----- Supplied information
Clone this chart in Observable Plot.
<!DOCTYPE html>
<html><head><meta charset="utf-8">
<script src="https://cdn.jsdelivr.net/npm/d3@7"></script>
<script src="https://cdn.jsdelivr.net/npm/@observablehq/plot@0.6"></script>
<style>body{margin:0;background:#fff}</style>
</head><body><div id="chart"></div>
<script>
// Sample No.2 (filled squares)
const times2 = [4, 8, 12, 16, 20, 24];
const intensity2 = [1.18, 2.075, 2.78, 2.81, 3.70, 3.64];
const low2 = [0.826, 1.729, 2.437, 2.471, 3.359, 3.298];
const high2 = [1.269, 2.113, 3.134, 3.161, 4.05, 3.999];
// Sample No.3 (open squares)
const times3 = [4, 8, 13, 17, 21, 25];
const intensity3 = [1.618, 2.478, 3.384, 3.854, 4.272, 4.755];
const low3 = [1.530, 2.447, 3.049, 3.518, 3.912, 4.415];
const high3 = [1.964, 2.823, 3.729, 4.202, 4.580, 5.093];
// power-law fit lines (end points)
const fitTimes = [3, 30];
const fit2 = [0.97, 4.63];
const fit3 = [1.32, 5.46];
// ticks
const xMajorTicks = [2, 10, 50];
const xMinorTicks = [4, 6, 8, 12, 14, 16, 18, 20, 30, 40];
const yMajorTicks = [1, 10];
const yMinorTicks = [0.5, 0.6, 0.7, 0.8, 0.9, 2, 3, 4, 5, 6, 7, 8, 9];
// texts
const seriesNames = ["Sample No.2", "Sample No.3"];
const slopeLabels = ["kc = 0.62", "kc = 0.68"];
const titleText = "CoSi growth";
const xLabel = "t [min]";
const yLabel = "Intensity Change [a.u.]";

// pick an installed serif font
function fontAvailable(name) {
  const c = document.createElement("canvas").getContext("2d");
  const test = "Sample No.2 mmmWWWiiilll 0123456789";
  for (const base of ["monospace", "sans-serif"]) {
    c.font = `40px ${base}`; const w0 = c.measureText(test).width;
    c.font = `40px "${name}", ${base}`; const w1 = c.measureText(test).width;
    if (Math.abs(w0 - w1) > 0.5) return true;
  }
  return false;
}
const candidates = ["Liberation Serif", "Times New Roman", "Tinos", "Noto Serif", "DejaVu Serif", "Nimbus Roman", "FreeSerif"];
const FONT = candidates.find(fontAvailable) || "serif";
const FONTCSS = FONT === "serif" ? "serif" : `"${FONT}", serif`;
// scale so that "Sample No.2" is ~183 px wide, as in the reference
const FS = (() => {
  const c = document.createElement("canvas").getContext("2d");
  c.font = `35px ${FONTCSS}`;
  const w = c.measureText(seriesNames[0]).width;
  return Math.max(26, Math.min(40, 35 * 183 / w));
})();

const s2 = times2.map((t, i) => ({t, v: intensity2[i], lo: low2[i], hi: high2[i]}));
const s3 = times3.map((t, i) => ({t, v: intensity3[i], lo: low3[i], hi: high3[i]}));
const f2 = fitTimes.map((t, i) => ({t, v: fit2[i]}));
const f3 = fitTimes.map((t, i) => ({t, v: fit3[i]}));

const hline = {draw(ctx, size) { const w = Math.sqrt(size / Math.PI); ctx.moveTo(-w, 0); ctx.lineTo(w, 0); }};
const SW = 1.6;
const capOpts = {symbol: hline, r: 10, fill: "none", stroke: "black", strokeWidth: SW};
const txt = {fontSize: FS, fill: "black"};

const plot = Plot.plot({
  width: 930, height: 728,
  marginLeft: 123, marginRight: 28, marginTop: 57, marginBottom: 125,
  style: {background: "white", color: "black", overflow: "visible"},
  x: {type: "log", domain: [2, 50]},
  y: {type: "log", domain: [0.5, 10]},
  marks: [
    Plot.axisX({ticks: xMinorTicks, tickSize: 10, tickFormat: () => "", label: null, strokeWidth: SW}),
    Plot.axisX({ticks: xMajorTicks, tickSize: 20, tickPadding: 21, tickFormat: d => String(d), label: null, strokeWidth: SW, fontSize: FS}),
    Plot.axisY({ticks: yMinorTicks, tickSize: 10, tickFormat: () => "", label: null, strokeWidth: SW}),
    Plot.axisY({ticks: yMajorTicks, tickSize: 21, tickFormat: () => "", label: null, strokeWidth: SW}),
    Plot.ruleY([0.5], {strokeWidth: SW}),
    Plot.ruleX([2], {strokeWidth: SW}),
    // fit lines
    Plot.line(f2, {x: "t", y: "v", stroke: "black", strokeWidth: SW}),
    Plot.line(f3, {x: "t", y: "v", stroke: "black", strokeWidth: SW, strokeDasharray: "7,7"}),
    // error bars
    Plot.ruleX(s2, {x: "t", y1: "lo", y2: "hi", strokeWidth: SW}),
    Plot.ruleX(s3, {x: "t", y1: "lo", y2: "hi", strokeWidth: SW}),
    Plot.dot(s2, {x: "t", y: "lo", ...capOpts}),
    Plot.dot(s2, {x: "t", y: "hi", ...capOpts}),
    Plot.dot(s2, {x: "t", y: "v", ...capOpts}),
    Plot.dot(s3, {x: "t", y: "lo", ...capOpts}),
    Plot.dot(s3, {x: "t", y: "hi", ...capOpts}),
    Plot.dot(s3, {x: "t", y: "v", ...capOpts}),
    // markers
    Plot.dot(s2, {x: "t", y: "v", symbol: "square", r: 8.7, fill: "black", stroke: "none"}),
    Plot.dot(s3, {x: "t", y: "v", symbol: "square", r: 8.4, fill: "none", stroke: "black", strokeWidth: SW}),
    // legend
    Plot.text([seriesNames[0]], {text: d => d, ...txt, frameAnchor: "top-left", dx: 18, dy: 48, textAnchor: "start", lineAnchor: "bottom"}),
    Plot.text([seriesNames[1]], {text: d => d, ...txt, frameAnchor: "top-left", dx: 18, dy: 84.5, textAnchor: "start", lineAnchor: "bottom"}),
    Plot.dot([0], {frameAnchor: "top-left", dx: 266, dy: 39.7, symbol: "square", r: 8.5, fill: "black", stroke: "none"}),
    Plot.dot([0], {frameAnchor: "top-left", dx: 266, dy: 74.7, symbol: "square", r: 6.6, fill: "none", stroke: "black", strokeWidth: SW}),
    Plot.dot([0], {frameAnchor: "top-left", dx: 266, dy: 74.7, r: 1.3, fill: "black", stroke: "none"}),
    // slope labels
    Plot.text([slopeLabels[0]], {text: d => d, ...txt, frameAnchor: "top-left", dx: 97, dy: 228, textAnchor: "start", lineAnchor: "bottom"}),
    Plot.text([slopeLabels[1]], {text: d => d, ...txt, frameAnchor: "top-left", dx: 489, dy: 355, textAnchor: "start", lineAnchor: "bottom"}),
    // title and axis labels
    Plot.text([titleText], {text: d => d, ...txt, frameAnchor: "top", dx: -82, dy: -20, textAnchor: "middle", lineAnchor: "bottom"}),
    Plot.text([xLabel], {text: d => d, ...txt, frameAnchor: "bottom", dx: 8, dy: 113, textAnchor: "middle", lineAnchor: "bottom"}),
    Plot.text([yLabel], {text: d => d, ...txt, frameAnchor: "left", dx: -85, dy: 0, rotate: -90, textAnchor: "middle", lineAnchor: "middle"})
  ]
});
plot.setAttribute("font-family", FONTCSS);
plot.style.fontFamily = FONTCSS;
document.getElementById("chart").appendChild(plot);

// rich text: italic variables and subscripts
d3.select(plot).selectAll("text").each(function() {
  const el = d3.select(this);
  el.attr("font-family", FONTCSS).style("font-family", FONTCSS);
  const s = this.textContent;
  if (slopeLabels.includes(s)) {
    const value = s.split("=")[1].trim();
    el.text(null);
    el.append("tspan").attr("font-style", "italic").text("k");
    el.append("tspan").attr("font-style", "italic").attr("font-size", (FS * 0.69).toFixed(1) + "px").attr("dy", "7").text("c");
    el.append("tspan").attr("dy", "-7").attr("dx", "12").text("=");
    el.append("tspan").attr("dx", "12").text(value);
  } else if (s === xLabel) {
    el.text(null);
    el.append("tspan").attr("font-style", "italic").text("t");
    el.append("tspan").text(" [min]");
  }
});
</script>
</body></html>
----------
----- Supplied information
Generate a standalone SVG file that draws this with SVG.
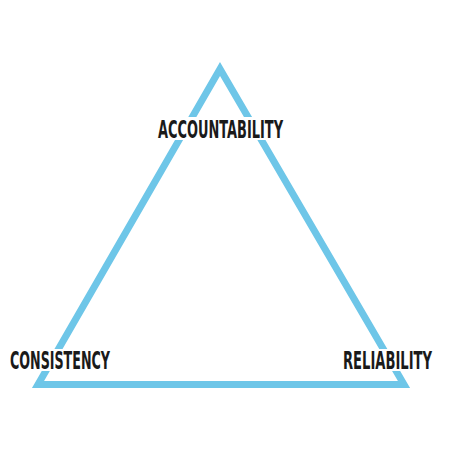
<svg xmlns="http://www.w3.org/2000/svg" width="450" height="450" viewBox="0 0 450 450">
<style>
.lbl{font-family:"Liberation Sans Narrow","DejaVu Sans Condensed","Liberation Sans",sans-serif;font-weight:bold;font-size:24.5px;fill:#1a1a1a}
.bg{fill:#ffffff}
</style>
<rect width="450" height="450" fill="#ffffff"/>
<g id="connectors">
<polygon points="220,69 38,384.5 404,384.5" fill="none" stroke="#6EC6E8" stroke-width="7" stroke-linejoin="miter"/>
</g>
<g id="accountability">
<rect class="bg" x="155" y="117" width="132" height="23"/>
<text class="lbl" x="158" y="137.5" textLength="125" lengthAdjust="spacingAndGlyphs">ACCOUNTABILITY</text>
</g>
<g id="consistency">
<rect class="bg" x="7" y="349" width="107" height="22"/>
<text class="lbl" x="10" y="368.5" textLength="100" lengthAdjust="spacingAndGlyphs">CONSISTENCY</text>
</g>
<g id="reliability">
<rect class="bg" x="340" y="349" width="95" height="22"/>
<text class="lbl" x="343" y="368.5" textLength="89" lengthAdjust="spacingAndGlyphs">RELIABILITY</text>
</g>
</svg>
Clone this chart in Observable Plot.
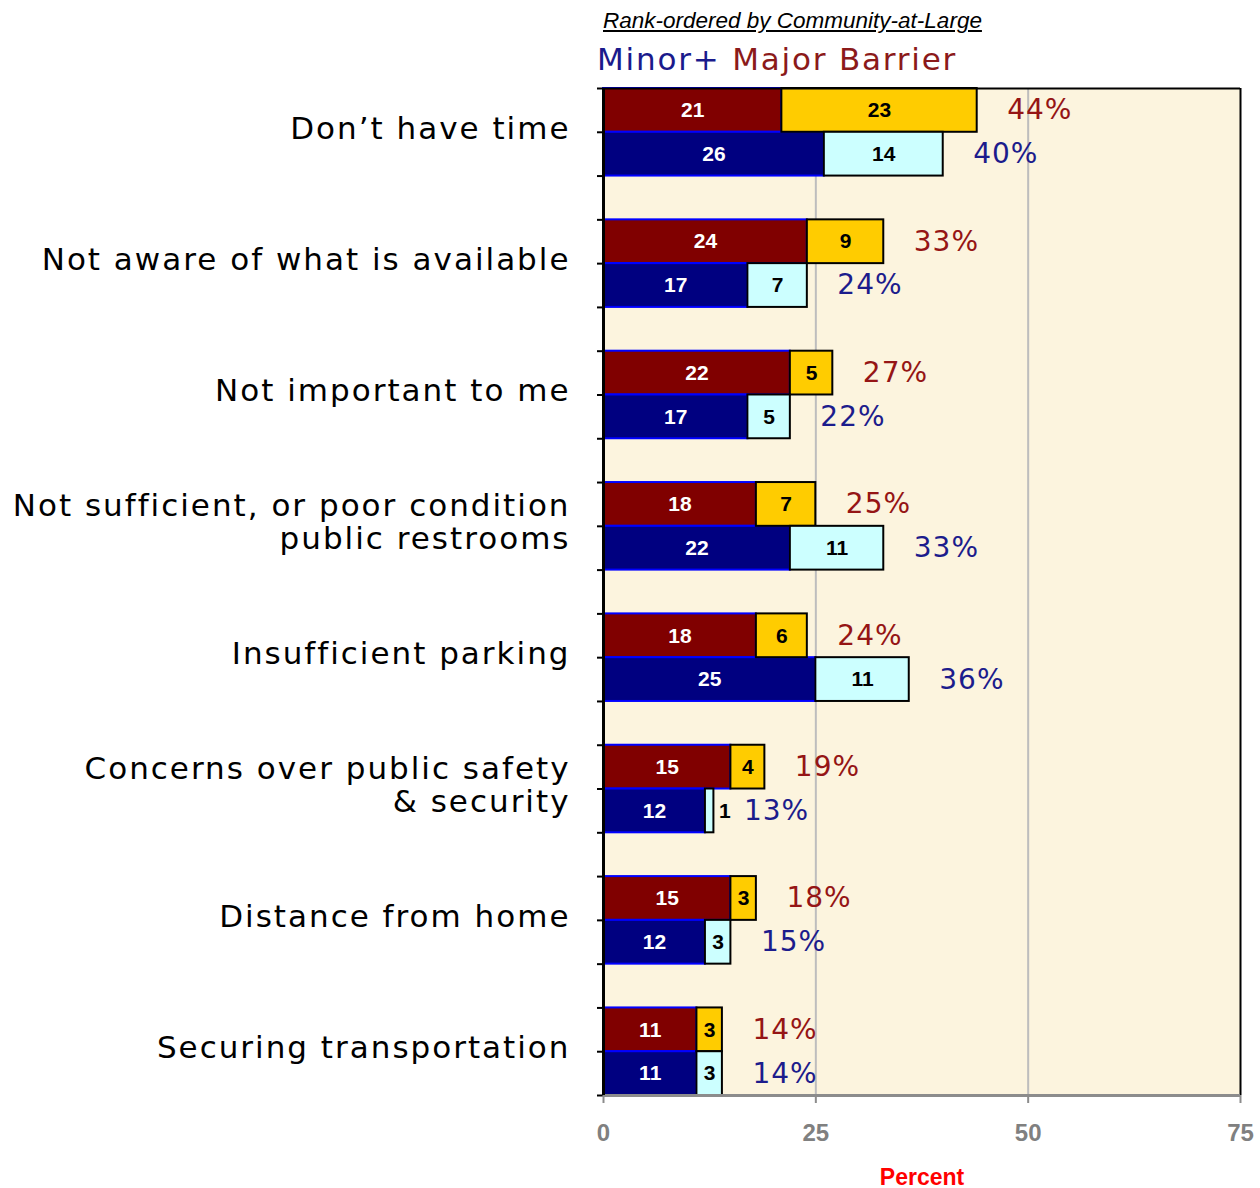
----------
* **What you need to do**
Your task is to pick out every line with the string "that" and copy it.

* **Solution for this task**
// scale so that "Sample No.2" is ~183 px wide, as in the reference
Generate a standalone SVG file that draws this with SVG.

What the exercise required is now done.